The Church’s foremost enemy is the Lord of Dust. Known only to a select few, the Silver Flame was born of an ancient struggle between the rakshasa and the couatl. It is the Flame that holds the rajah at bay to this day. Also opposed to the Church is the Order of the Emerald Claw. The Church takes any opportunity to strike down these necromancers and their undead creations.
Some say that when a true follower of the Flame passes on, his spirit joins with the Silver Flame, strengthening the light. While some people may see this as a mediocre reward, the priests of the Flame say that they can achieve no greater bliss and that glory beyond anything that can be experienced in life awaits — not to mention that this far surpasses the experience of wasting away in Dolurrh. For this reason, clerics of the Silver Flame are loathe to raise the dead; when a true hero dies, his spirit has gone to a better place, and he continues to fight from the other side. Gold rarely influences a true priest of the Flame; the cleric brings the hero back only if she believes he has a noble purpose to serve in this life, and this often involves a quest or vow.
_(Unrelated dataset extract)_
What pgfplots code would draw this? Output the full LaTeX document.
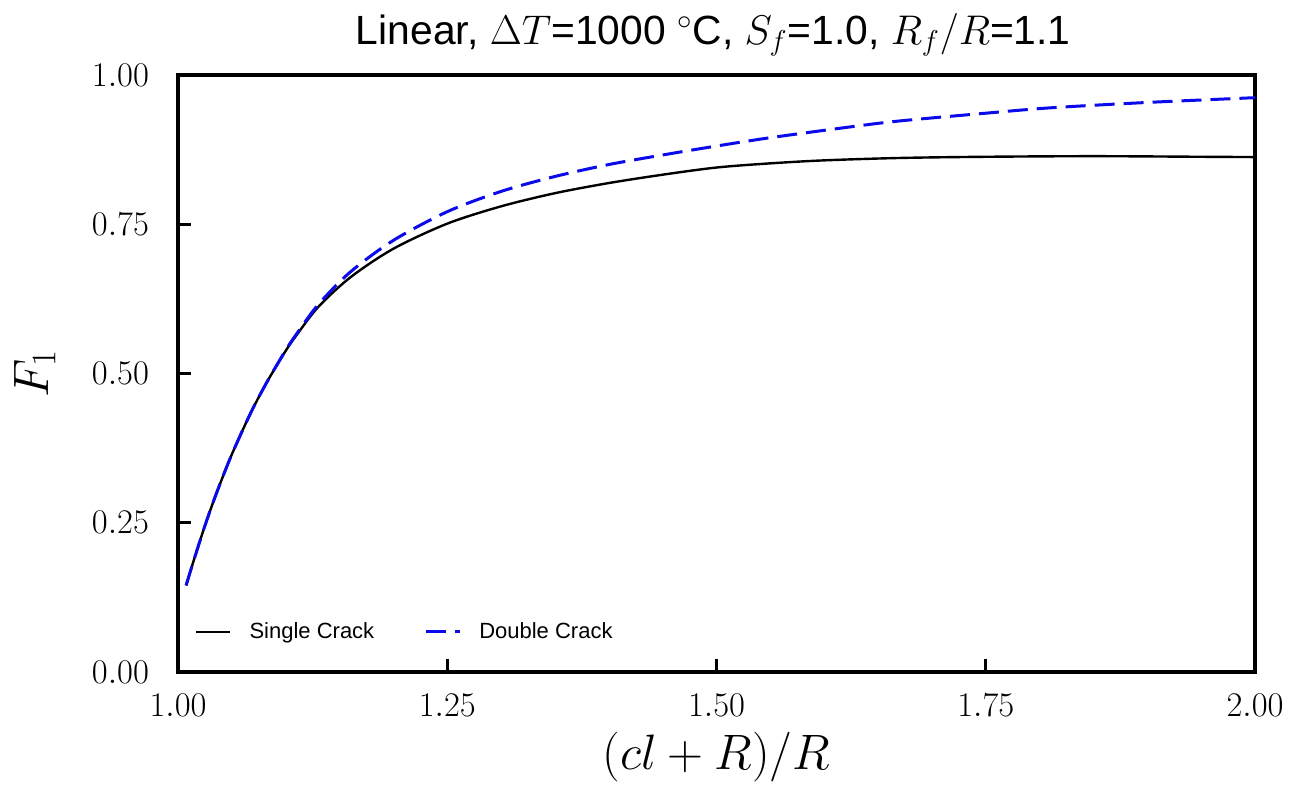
\documentclass[border=0pt]{standalone}
\usepackage{pgfplots}
\pgfplotsset{compat=1.18}
\usepackage{fontspec}
\setmainfont{Liberation Sans}
\definecolor{dblue}{RGB}{10,10,235}
\pgfplotstableread{
x y
1.0075 0.145
1.015 0.189
1.025 0.245
1.035 0.296
1.048 0.356
1.06 0.405
1.07 0.443
1.083 0.487
1.10 0.538
1.11 0.564
1.13 0.611
1.16 0.661
1.20 0.709
1.25 0.751
1.30 0.780
1.35 0.802
1.40 0.819
1.45 0.833
1.50 0.845
1.55 0.852
1.60 0.857
1.67 0.861
1.75 0.863
1.85 0.864
1.95 0.863
2.00 0.8625
}\single
\pgfplotstableread{
x y
1.0075 0.145
1.015 0.189
1.025 0.245
1.035 0.296
1.048 0.356
1.06 0.405
1.07 0.443
1.083 0.487
1.10 0.539
1.11 0.566
1.13 0.615
1.16 0.670
1.20 0.723
1.25 0.771
1.30 0.805
1.35 0.830
1.40 0.850
1.45 0.866
1.50 0.881
1.55 0.895
1.624 0.913
1.67 0.923
1.75 0.936
1.81 0.945
1.90 0.954
2.00 0.962
}\double
\begin{document}
\begin{tikzpicture}
\begin{axis}[
  scale only axis, width=538.5pt, height=298.5pt,
  xmin=1, xmax=2, ymin=0, ymax=1,
  xtick={1,1.25,1.5,1.75,2}, ytick={0,0.25,0.5,0.75,1},
  tick align=inside, tick pos=left,
  major tick length=6.5pt,
  axis line style={line width=1.6pt},
  every tick/.style={black, line width=1.4pt},
  x tick label style={/pgf/number format/.cd,fixed,fixed zerofill,precision=2,/tikz/.cd,font=\fontsize{16.5}{19}\selectfont,yshift=-7.5pt},
  y tick label style={/pgf/number format/.cd,fixed,fixed zerofill,precision=2,/tikz/.cd,font=\fontsize{16.5}{19}\selectfont,xshift=-11pt},
  title={Linear, $\Delta T$=1000 $^\circ$C, $S_f$=1.0, $R_f/R$=1.1},
  every axis title shift=0pt,
  title style={at={(axis description cs:0.497,1.067)}, anchor=center, font=\fontsize{20.4}{24}\selectfont},
  xlabel={$(cl+R)/R$},
  xlabel style={at={(axis description cs:0.5,-0.142)}, anchor=center, font=\fontsize{24}{28}\selectfont},
  ylabel={$F_1$},
  ylabel style={at={(axis description cs:-0.133,0.5)}, anchor=center, font=\fontsize{23}{27}\selectfont},
  legend style={at={(axis description cs:0.010,0.067)}, anchor=west, draw=none, fill=none,
    font=\fontsize{11}{14}\selectfont,
    /tikz/every odd column/.append style={column sep=7pt},
    /tikz/every even column/.append style={column sep=23pt}},
  legend image code/.code={\draw[#1] (0pt,0pt) -- (17pt,0pt);},
  legend columns=2, legend cell align=left,
]
\addplot[black, line width=1.2pt, smooth] table[x=x,y=y] {\single};
\addlegendentry{Single Crack}
\addplot[dblue, line width=1.5pt, dash pattern=on 10pt off 4.5pt, smooth] table[x=x,y=y] {\double};
\addlegendentry{Double Crack}
\end{axis}
\pgfresetboundingbox
\path (-89pt,-59pt) rectangle (565.5pt,336pt);
\end{tikzpicture}
\end{document}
While the Church of the Silver Flame seeks to abolish the worship of the Blood of Vol, the Cults of the Dragon Below, and the Dark Six, it can be tolerant of other religions. Warriors of the Flame have much in common with the followers of Dol Arrah, and the teachings of Aureon and Boldrei echo those of the Church. With that said, followers of the Sovereign Host are often somewhat lackadaisical in their faith, and this often draws disdain from the faithful of the Church. A loyal member of the Church can associate freely with followers of the Sovereign Host or the Path of Light, but a zealous friar will still try to lure them to the true faith.